═══ Data excerpt

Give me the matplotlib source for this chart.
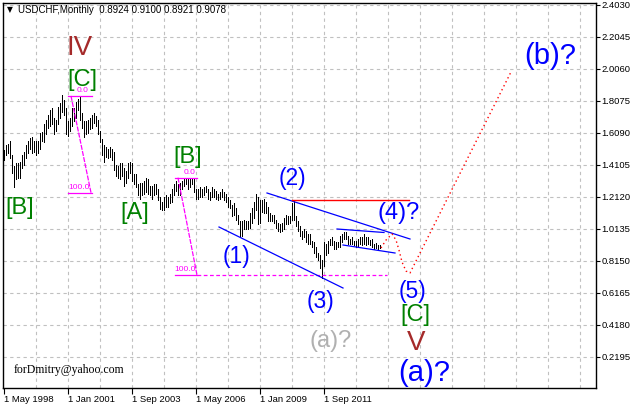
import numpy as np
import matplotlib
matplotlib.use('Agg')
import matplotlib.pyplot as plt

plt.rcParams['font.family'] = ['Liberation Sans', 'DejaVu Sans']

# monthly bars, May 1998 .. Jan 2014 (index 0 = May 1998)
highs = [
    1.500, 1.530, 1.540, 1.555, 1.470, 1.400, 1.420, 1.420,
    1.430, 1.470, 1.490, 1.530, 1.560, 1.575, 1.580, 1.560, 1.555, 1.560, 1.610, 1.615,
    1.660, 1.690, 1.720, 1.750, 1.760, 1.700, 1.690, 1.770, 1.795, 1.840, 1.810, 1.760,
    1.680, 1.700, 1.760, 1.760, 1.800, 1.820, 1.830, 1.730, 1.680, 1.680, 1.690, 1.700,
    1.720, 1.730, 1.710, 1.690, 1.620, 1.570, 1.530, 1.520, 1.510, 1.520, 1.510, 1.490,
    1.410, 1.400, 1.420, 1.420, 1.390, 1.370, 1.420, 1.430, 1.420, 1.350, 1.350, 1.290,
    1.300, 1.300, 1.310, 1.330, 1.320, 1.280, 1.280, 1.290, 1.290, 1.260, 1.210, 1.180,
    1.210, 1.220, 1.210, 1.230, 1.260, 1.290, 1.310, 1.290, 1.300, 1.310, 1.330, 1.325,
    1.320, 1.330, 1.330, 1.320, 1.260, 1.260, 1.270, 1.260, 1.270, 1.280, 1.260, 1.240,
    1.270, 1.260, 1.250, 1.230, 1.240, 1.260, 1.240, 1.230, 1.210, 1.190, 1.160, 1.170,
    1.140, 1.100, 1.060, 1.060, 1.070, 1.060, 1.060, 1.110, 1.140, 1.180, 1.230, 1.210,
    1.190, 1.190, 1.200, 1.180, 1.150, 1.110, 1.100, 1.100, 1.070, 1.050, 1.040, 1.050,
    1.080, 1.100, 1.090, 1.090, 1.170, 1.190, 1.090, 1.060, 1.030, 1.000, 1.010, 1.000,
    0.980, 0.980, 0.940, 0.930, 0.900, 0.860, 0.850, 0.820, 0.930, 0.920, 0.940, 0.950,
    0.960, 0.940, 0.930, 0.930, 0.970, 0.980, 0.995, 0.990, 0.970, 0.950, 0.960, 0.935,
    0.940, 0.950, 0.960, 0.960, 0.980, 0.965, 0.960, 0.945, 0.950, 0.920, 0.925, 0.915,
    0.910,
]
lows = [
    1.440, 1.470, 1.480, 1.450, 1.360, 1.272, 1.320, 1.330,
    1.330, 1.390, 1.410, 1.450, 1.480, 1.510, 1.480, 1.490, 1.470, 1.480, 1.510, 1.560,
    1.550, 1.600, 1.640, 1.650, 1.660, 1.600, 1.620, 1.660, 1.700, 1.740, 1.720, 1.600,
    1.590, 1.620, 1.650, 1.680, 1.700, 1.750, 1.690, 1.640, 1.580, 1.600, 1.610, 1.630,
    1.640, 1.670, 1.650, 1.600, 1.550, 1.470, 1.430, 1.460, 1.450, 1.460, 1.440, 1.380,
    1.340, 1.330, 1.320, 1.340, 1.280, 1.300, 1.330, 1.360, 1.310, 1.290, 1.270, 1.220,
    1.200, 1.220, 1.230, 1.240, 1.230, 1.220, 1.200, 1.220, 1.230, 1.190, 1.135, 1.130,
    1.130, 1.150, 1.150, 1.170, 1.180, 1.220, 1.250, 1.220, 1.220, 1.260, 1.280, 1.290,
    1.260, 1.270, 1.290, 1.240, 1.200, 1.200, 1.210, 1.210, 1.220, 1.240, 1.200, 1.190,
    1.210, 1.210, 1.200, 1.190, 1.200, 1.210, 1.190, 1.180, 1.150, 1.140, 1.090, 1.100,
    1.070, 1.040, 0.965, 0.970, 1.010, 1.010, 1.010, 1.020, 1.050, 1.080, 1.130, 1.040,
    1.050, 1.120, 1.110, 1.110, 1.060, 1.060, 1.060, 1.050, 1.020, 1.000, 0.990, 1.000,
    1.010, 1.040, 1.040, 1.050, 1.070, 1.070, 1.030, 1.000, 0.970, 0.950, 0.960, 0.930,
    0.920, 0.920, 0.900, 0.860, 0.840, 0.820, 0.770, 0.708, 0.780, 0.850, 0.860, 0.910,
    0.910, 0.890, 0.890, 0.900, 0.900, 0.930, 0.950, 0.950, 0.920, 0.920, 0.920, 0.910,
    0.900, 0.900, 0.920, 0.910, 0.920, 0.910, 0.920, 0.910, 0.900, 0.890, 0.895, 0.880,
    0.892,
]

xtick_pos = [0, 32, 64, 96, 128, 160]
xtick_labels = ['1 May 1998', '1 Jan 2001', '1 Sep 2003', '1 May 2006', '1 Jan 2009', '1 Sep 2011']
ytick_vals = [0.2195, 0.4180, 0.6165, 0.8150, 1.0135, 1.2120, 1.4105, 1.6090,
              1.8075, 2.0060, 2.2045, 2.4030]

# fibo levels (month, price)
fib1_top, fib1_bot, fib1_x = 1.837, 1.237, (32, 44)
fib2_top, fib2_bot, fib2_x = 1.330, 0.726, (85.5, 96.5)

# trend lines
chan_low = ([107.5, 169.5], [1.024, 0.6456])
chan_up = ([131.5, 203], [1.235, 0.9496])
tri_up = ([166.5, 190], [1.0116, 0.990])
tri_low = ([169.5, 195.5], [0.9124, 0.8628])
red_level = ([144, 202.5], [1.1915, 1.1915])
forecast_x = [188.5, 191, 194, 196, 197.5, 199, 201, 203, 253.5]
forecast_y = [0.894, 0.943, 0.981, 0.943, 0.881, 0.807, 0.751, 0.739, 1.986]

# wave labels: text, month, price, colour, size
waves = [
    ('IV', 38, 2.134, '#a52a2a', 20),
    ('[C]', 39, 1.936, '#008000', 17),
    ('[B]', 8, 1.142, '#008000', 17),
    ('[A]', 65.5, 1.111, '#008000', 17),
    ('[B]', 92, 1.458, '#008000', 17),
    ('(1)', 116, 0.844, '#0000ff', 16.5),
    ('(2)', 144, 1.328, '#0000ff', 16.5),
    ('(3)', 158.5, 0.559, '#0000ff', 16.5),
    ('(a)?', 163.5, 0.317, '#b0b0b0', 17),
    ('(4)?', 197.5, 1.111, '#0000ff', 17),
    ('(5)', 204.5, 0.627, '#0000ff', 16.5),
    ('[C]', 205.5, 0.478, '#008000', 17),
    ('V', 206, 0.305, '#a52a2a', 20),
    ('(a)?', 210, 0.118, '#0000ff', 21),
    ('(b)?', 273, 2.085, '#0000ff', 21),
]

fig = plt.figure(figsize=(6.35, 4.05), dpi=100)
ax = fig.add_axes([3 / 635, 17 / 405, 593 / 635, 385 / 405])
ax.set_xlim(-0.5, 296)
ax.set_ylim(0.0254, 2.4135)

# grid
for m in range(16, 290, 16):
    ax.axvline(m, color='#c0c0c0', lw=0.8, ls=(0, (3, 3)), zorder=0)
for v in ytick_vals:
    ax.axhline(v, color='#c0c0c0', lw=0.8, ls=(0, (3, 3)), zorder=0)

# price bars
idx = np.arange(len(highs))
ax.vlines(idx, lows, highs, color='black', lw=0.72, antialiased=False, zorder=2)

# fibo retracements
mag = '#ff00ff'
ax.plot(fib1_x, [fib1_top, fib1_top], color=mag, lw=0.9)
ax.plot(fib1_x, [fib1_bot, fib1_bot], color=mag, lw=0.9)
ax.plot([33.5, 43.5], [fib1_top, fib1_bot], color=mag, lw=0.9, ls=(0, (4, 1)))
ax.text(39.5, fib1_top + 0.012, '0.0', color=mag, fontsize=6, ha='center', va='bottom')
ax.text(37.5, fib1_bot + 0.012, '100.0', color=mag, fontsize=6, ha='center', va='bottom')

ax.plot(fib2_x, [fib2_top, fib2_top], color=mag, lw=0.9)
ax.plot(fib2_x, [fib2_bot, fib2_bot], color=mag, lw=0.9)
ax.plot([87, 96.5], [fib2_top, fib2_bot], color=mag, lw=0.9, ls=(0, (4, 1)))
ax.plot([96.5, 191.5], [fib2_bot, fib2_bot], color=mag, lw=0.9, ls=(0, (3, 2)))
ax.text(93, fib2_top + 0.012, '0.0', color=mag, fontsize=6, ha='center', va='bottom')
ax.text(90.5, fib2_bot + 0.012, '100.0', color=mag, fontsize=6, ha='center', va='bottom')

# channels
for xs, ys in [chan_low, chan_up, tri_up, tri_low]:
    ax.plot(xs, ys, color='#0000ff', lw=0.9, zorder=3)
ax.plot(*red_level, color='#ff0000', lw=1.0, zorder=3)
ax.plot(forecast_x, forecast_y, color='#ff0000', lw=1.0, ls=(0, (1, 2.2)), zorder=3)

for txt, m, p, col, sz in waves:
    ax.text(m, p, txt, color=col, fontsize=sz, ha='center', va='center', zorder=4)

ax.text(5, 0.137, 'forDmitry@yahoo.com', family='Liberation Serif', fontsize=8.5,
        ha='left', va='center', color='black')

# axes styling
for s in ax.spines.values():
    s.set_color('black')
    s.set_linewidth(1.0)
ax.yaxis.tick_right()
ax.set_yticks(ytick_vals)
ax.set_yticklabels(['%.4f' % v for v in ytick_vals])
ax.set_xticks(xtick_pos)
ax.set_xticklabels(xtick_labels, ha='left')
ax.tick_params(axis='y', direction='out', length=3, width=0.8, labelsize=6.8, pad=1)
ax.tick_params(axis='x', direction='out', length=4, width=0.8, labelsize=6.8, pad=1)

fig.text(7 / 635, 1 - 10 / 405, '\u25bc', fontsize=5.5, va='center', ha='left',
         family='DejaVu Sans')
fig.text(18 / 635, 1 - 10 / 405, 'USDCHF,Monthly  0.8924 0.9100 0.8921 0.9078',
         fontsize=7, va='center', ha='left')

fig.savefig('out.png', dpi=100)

══════

» What is required: Exactly as written, please give again the lines from the beginning of the listing through the line containing "plt.rcParams['font.family'] = ['Liberation", inclusive, without any pictures.

» Finished task:
Give me the matplotlib source for this chart.
import numpy as np
import matplotlib
matplotlib.use('Agg')
import matplotlib.pyplot as plt

plt.rcParams['font.family'] = ['Liberation Sans', 'DejaVu Sans']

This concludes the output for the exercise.